Die deutsche Wirtschaftswissenschaftlerin, die ja seit 2015 Professorin für Finanzmarkt-Ökonomie an der Rheinischen Friedrich-Wilhelms-Universität in Bonn tätig ist, deutet darauf hin, dass jüngste Untersuchungen der EZB bestätigen, dass ein robuster Zusammenhang zwischen Änderungen der Arbeitskosten und der Preisinflation im Euroraum besteht. Es werde jedoch in der Studie auch hervorgehoben, dass diese Verbindung zustands- und schockabhängig sei.

In einem Umfeld schwacher Nachfrage zum Beispiel neigen Unternehmen dazu, Kostendruckschocks durch Komprimierung ihrer Preisaufschläge zu absorbieren, legt sie weiter dar.

Zusammenfassend bekräftigt Frau Schnabel, dass die zwei strukturellen Faktoren (die veränderte Rolle der Energieinflation und der Bremseffekt höherer Gewinnmargen) auf dem zugrunde liegenden Preisdruck lasten.

Fazit: Während Isabel Schnabel mehr als 10 Jahre nach dem Ausbruch der Krise um mehr Geduld bittet, wenden sich die Menschen, die sich betrogen fühlen und auf der Strecke bleiben, an rechtspopulistische Parteien. 

Wie wir in einigen Blog-Beiträgen hier mit Nachdruck akzentuiert haben, werden die Löhne betriebswirtschaftlich in erster Linie als Kosten betrachtet, die gesenkt werden müssen. Aber volkswirtschaftlich sind die Löhne von grosser Bedeutung für eine gesunde Entwicklung der Binnennachfrage.

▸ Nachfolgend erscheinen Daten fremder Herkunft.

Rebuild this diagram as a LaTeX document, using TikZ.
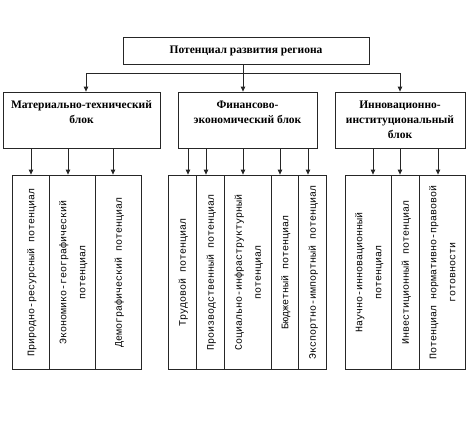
\documentclass[tikz,border=0pt]{standalone}
\usepackage{fontspec}
\setmainfont{Liberation Serif}
\newfontfamily\cellfont{Liberation Mono}
\usetikzlibrary{arrows.meta}
\newcommand{\vtext}[1]{\rotatebox{90}{\cellfont\fontsize{10}{19}\selectfont\begin{tabular}{@{}c@{}}#1\end{tabular}}}
\tikzset{
  box/.style={draw=black!85, line width=0.8pt, fill=white, inner sep=0pt, align=center},
  topbox/.style={box, font=\bfseries\fontsize{11.5}{15}\selectfont},
  blockbox/.style={box, font=\bfseries\fontsize{11.5}{15}\selectfont},
  cellbox/.style={box, minimum height=194pt},
  arr/.style={draw=black!85, line width=0.8pt, -{Triangle[length=5pt,width=4.5pt]}},
  ln/.style={draw=black!85, line width=0.8pt}
}
\begin{document}
\begin{tikzpicture}[x=1pt,y=-1pt]
\useasboundingbox (0,0) rectangle (474,434);
% top
\node[topbox, minimum width=246pt, minimum height=27pt] (top) at (246,50.5) {Потенциал развития региона};
% blocks
\node[blockbox, minimum width=157pt, minimum height=56pt] (b1) at (81.5,120) {Материально-технический\\блок\\\mbox{}};
\node[blockbox, minimum width=139pt, minimum height=56pt] (b2) at (247.5,120) {Финансово-\\экономический блок\\\mbox{}};
\node[blockbox, minimum width=130pt, minimum height=56pt] (b3) at (400,120) {Инновационно-\\институциональный\\блок};
% connectors top -> blocks
\coordinate (h) at (243,73);
\coordinate (hl) at (86,73);
\coordinate (hr) at (400,73);
\draw[ln] (top.south -| h) -- (h);
\draw[ln] (hl) -- (hr);
\draw[arr] (hl) -- (b1.north -| hl);
\draw[arr] (h) -- (b2.north -| h);
\draw[arr] (hr) -- (b3.north -| hr);
% cells group 1
\node[cellbox, minimum width=37pt] (c11) at (30.5,272) {\vtext{Природно-ресурсный потенциал}};
\node[cellbox, minimum width=46pt] (c12) at (72,272) {\vtext{Экономико-географический\\потенциал}};
\node[cellbox, minimum width=46pt] (c13) at (118,272) {\vtext{Демографический потенциал}};
% cells group 2
\node[cellbox, minimum width=28pt] (c21) at (182,272) {\vtext{Трудовой потенциал}};
\node[cellbox, minimum width=28pt] (c22) at (210,272) {\vtext{Производственный потенциал}};
\node[cellbox, minimum width=47pt] (c23) at (247.5,272) {\vtext{Социально-инфраструктурный\\потенциал}};
\node[cellbox, minimum width=27pt] (c24) at (284.5,272) {\vtext{Бюджетный потенциал}};
\node[cellbox, minimum width=28pt] (c25) at (312,272) {\vtext{Экспортно-импортный потенциал}};
% cells group 3
\node[cellbox, minimum width=46pt] (c31) at (368,272) {\vtext{Научно-инновационный\\потенциал}};
\node[cellbox, minimum width=28pt] (c32) at (405,272) {\vtext{Инвестиционный потенциал}};
\node[cellbox, minimum width=46pt] (c33) at (442,272) {\vtext{Потенциал нормативно-правовой\\готовности}};
% arrows blocks -> cells
\draw[arr] (b1.south -| 31,0) -- (c11.north -| 31,0);
\draw[arr] (b1.south -| 68,0) -- (c12.north -| 68,0);
\draw[arr] (b1.south -| 113,0) -- (c13.north -| 113,0);
\draw[arr] (b2.south -| 188,0) -- (c21.north -| 188,0);
\draw[arr] (b2.south -| 206,0) -- (c22.north -| 206,0);
\draw[arr] (b2.south -| 243,0) -- (c23.north -| 243,0);
\draw[arr] (b2.south -| 280,0) -- (c24.north -| 280,0);
\draw[arr] (b2.south -| 308,0) -- (c25.north -| 308,0);
\draw[arr] (b3.south -| 373,0) -- (c31.north -| 373,0);
\draw[arr] (b3.south -| 400,0) -- (c32.north -| 400,0);
\draw[arr] (b3.south -| 438,0) -- (c33.north -| 438,0);
\end{tikzpicture}
\end{document}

Wenn die Verbraucher ihre Ausgaben kürzen, weil ihre Einkommen real nicht steigen, sinkt die Nachfrage. Dann sehen sich Unternehmen Umsatzeinbussen gegenüber. Und sie beginnen, Investitionstätigkeit zurückzufahren. Wird weniger investiert, wird auch die Beschäftigung davon negativ tangiert. Inflation bleibt niedrig. Und die Zinsen können nicht steigen.

Bleiben die Löhne gedrückt, sehen sich die Unternehmen nicht veranlasst, die Preise zu erhöhen.

Warum die Löhne trotz der abnehmenden Flaute am Arbeitsmarkt nicht steigen, lässt sich daher zum Teil sicherlich mit der monopsony power der Unternehmen erklären.